You might also consider setting up a password manager. It's a hassle, but it will make it more difficult for the bad guys to get into your other accounts.

  1. Review other accounts -- including credit cards and bank accounts -- for suspicious activity. Pull your credit report to look for signs of unauthorized accounts in your name.

"Go check your credit report and review to make sure all that information is yours," says Heather Battison, a vice president at TransUnion, one of the three major credit bureaus. "You need to check that information regularly because that's a living document that’s going to change."

  1. Avoid clicking on links or downloading attachments.

This advice used to be limited to emails you receive from someone you don't know, but another recent data breach -- that of the Democratic National Committee's email -- should teach us all that you probably shouldn't click on links even from a trusted source.

    1. Turn on two-factor authentication on all of your accounts, including Yahoo.
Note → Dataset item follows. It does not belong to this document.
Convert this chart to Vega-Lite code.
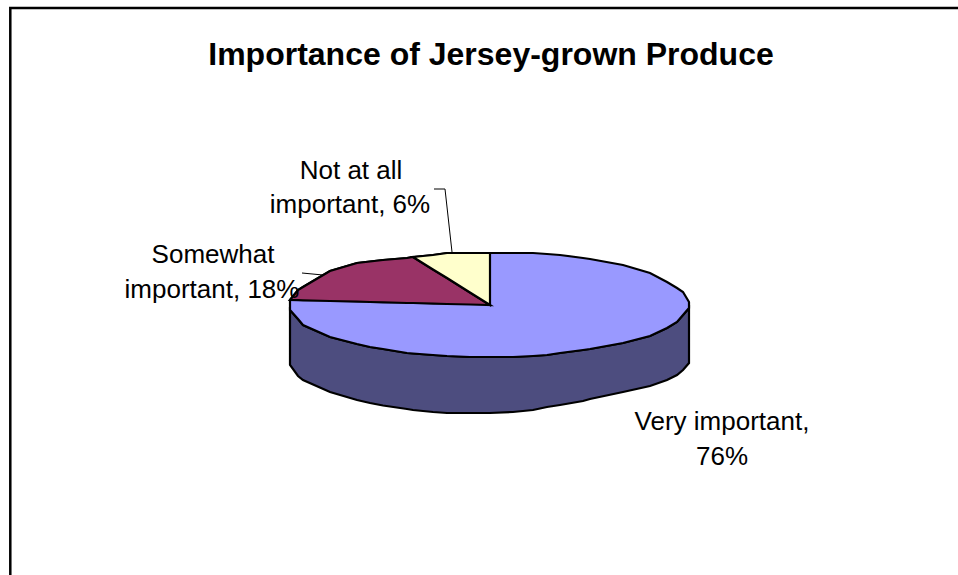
{"$schema":"https://vega.github.io/schema/vega-lite/v6.json","width":958,"height":575,"padding":0,"autosize":"none","background":"white","view":{"stroke":null},
"datasets":{
"frame":[{"x":10.3,"y":575},{"x":10.3,"y":8},{"x":958,"y":8}],
"leaders":[{"leader":"Not at all important","x":434,"y":189},{"leader":"Not at all important","x":445,"y":189},{"leader":"Not at all important","x":452,"y":252},{"leader":"Somewhat important","x":302,"y":273},{"leader":"Somewhat important","x":323,"y":275}],
"side":[{"x":290,"y":310,"y2":365},{"x":298,"y":319,"y2":376},{"x":303,"y":325,"y2":380},{"x":330,"y":337,"y2":392},{"x":357,"y":344,"y2":400},{"x":370,"y":347,"y2":403},{"x":383,"y":349,"y2":405.5},{"x":407,"y":353,"y2":409},{"x":413,"y":353.5,"y2":410},{"x":433,"y":355,"y2":412},{"x":447,"y":356,"y2":413},{"x":470,"y":357,"y2":413},{"x":490,"y":357,"y2":413},{"x":513,"y":357,"y2":412},{"x":533,"y":356,"y2":410},{"x":547,"y":355,"y2":407},{"x":560,"y":353,"y2":405},{"x":583,"y":350,"y2":401},{"x":590,"y":349,"y2":399},{"x":623,"y":343,"y2":392},{"x":650,"y":336,"y2":386},{"x":667,"y":328,"y2":380},{"x":677,"y":322,"y2":375},{"x":683,"y":315,"y2":370},{"x":689,"y":308,"y2":363}],
"very":[{"x":290,"y":300,"y2":310},{"x":298,"y":290,"y2":319},{"x":303,"y":287,"y2":325},{"x":330,"y":271,"y2":337},{"x":357,"y":263,"y2":344},{"x":370,"y":261.5,"y2":347},{"x":383,"y":260,"y2":349},{"x":407,"y":258,"y2":353},{"x":413,"y":257,"y2":353.5},{"x":433,"y":255,"y2":355},{"x":447,"y":253,"y2":356},{"x":470,"y":253,"y2":357},{"x":490,"y":253,"y2":357},{"x":513,"y":253,"y2":357},{"x":533,"y":253,"y2":356},{"x":547,"y":254,"y2":355},{"x":560,"y":255,"y2":353},{"x":583,"y":258,"y2":350},{"x":590,"y":259,"y2":349},{"x":623,"y":265,"y2":343},{"x":650,"y":273,"y2":336},{"x":667,"y":282,"y2":328},{"x":677,"y":288,"y2":322},{"x":683,"y":292,"y2":315},{"x":689,"y":302,"y2":308}],
"somewhat":[{"x":290,"y":300,"y2":300},{"x":298,"y":290,"y2":300.2},{"x":303,"y":287,"y2":300.3},{"x":330,"y":271,"y2":301},{"x":357,"y":263,"y2":301.7},{"x":370,"y":261.5,"y2":302},{"x":383,"y":260,"y2":302.3},{"x":407,"y":258,"y2":303},{"x":413,"y":257,"y2":303},{"x":433,"y":269.5,"y2":303.6},{"x":447,"y":278,"y2":304},{"x":470,"y":292.5,"y2":304.5},{"x":490,"y":305,"y2":305}],
"notatall":[{"x":413,"y":257,"y2":257},{"x":433,"y":255,"y2":269.5},{"x":447,"y":253,"y2":278},{"x":470,"y":253,"y2":292.5},{"x":490,"y":253,"y2":305}],
"labels":[{"x":351,"y":171,"text":"Not at all"},{"x":350,"y":205,"text":"important, 6%"},{"x":213,"y":255,"text":"Somewhat"},{"x":212,"y":290,"text":"important, 18%"},{"x":722,"y":422,"text":"Very important,"},{"x":722,"y":457,"text":"76%"}],
"heading":[{"x":491,"y":55,"text":"Importance of Jersey-grown Produce"}]
},
"encoding":{
"x":{"field":"x","type":"quantitative","axis":null,"scale":{"domain":[0,958],"nice":false,"zero":false}},
"y":{"field":"y","type":"quantitative","axis":null,"scale":{"domain":[575,0],"nice":false,"zero":false}}
},
"layer":[
{"data":{"name":"frame"},"mark":{"type":"line","color":"black","strokeWidth":2.5}},
{"data":{"name":"leaders"},"mark":{"type":"line","color":"black","strokeWidth":1},"encoding":{"detail":{"field":"leader"}}},
{"data":{"name":"side"},"mark":{"type":"area","fill":"#4D4D7F","stroke":"black","strokeWidth":2.2},"encoding":{"y2":{"field":"y2"}}},
{"data":{"name":"very"},"mark":{"type":"area","fill":"#9999FF","stroke":"black","strokeWidth":2.2},"encoding":{"y2":{"field":"y2"}}},
{"data":{"name":"somewhat"},"mark":{"type":"area","fill":"#993366","stroke":"black","strokeWidth":2.2},"encoding":{"y2":{"field":"y2"}}},
{"data":{"name":"notatall"},"mark":{"type":"area","fill":"#FFFFCC","stroke":"black","strokeWidth":2.2},"encoding":{"y2":{"field":"y2"}}},
{"data":{"name":"labels"},"mark":{"type":"text","font":"Liberation Sans","fontSize":26,"color":"black","align":"center","baseline":"middle"},"encoding":{"text":{"field":"text"}}},
{"data":{"name":"heading"},"mark":{"type":"text","font":"Liberation Sans","fontSize":32,"fontWeight":"bold","color":"black","align":"center","baseline":"middle"},"encoding":{"text":{"field":"text"}}}
]}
 When you access your account from a new device, two-factor authentication prompts Yahoo to text you a one-time code you'll need to input in order to get into your account. "As long as you have that in place, in general, consumers should be in pretty good shape," Siciliano says.

    1. Conduct a broad review of the security questions and answers you use.

Look to pick obscure questions that have answers that are difficult to find elsewhere. And make sure you're answering different security questions across the various websites you use that require them. "If the criminal knows the answer to them, they can essentially use that data against you to access other accounts that you have," Siciliano says.